--- TO BE DONE ---
Give the data below again, word for word.

::: DATASET EXTRACT

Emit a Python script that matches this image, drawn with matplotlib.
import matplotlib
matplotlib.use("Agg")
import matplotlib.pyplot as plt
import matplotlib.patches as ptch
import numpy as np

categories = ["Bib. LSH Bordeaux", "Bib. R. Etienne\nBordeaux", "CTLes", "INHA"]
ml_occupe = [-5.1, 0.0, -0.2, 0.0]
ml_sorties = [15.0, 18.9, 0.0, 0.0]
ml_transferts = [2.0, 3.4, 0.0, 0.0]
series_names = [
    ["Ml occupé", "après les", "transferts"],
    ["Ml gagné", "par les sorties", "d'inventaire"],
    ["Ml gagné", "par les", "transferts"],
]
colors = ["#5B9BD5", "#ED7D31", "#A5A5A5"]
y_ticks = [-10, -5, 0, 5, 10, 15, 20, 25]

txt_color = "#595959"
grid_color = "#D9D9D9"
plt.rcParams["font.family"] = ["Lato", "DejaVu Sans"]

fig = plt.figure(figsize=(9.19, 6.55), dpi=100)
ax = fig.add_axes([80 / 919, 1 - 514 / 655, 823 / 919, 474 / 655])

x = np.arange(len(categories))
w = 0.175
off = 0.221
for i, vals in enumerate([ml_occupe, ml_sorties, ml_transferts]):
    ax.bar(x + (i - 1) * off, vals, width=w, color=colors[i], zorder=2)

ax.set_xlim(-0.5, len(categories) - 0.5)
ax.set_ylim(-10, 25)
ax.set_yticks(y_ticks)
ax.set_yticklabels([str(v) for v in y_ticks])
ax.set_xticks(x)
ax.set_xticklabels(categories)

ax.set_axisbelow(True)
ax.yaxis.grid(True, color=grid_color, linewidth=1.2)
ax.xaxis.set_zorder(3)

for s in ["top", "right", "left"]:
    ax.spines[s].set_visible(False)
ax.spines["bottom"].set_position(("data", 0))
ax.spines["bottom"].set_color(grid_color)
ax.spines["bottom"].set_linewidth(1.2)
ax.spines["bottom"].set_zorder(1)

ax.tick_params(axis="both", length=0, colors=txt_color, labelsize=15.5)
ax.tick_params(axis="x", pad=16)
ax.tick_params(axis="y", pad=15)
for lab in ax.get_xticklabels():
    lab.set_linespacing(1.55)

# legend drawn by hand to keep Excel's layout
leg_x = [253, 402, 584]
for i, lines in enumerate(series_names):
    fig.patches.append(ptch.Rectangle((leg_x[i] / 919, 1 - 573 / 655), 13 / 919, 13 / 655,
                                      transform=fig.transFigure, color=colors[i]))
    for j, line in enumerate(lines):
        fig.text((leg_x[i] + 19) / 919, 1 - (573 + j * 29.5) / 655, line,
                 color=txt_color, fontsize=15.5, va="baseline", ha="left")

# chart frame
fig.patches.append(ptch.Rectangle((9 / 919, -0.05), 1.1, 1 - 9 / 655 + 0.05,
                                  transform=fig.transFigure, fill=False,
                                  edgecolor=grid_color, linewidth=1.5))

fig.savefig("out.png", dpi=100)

::::::

--- SOLUTION FOR THIS TASK ---
Emit a Python script that matches this image, drawn with matplotlib.
import matplotlib
matplotlib.use("Agg")
import matplotlib.pyplot as plt
import matplotlib.patches as ptch
import numpy as np

categories = ["Bib. LSH Bordeaux", "Bib. R. Etienne\nBordeaux", "CTLes", "INHA"]
ml_occupe = [-5.1, 0.0, -0.2, 0.0]
ml_sorties = [15.0, 18.9, 0.0, 0.0]
ml_transferts = [2.0, 3.4, 0.0, 0.0]
series_names = [
    ["Ml occupé", "après les", "transferts"],
    ["Ml gagné", "par les sorties", "d'inventaire"],
    ["Ml gagné", "par les", "transferts"],
]
colors = ["#5B9BD5", "#ED7D31", "#A5A5A5"]
y_ticks = [-10, -5, 0, 5, 10, 15, 20, 25]

txt_color = "#595959"
grid_color = "#D9D9D9"
plt.rcParams["font.family"] = ["Lato", "DejaVu Sans"]

fig = plt.figure(figsize=(9.19, 6.55), dpi=100)
ax = fig.add_axes([80 / 919, 1 - 514 / 655, 823 / 919, 474 / 655])

x = np.arange(len(categories))
w = 0.175
off = 0.221
for i, vals in enumerate([ml_occupe, ml_sorties, ml_transferts]):
    ax.bar(x + (i - 1) * off, vals, width=w, color=colors[i], zorder=2)

ax.set_xlim(-0.5, len(categories) - 0.5)
ax.set_ylim(-10, 25)
ax.set_yticks(y_ticks)
ax.set_yticklabels([str(v) for v in y_ticks])
ax.set_xticks(x)
ax.set_xticklabels(categories)

ax.set_axisbelow(True)
ax.yaxis.grid(True, color=grid_color, linewidth=1.2)
ax.xaxis.set_zorder(3)

for s in ["top", "right", "left"]:
    ax.spines[s].set_visible(False)
ax.spines["bottom"].set_position(("data", 0))
ax.spines["bottom"].set_color(grid_color)
ax.spines["bottom"].set_linewidth(1.2)
ax.spines["bottom"].set_zorder(1)

ax.tick_params(axis="both", length=0, colors=txt_color, labelsize=15.5)
ax.tick_params(axis="x", pad=16)
ax.tick_params(axis="y", pad=15)
for lab in ax.get_xticklabels():
    lab.set_linespacing(1.55)

# legend drawn by hand to keep Excel's layout
leg_x = [253, 402, 584]
for i, lines in enumerate(series_names):
    fig.patches.append(ptch.Rectangle((leg_x[i] / 919, 1 - 573 / 655), 13 / 919, 13 / 655,
                                      transform=fig.transFigure, color=colors[i]))
    for j, line in enumerate(lines):
        fig.text((leg_x[i] + 19) / 919, 1 - (573 + j * 29.5) / 655, line,
                 color=txt_color, fontsize=15.5, va="baseline", ha="left")

# chart frame
fig.patches.append(ptch.Rectangle((9 / 919, -0.05), 1.1, 1 - 9 / 655 + 0.05,
                                  transform=fig.transFigure, fill=False,
                                  edgecolor=grid_color, linewidth=1.5))

fig.savefig("out.png", dpi=100)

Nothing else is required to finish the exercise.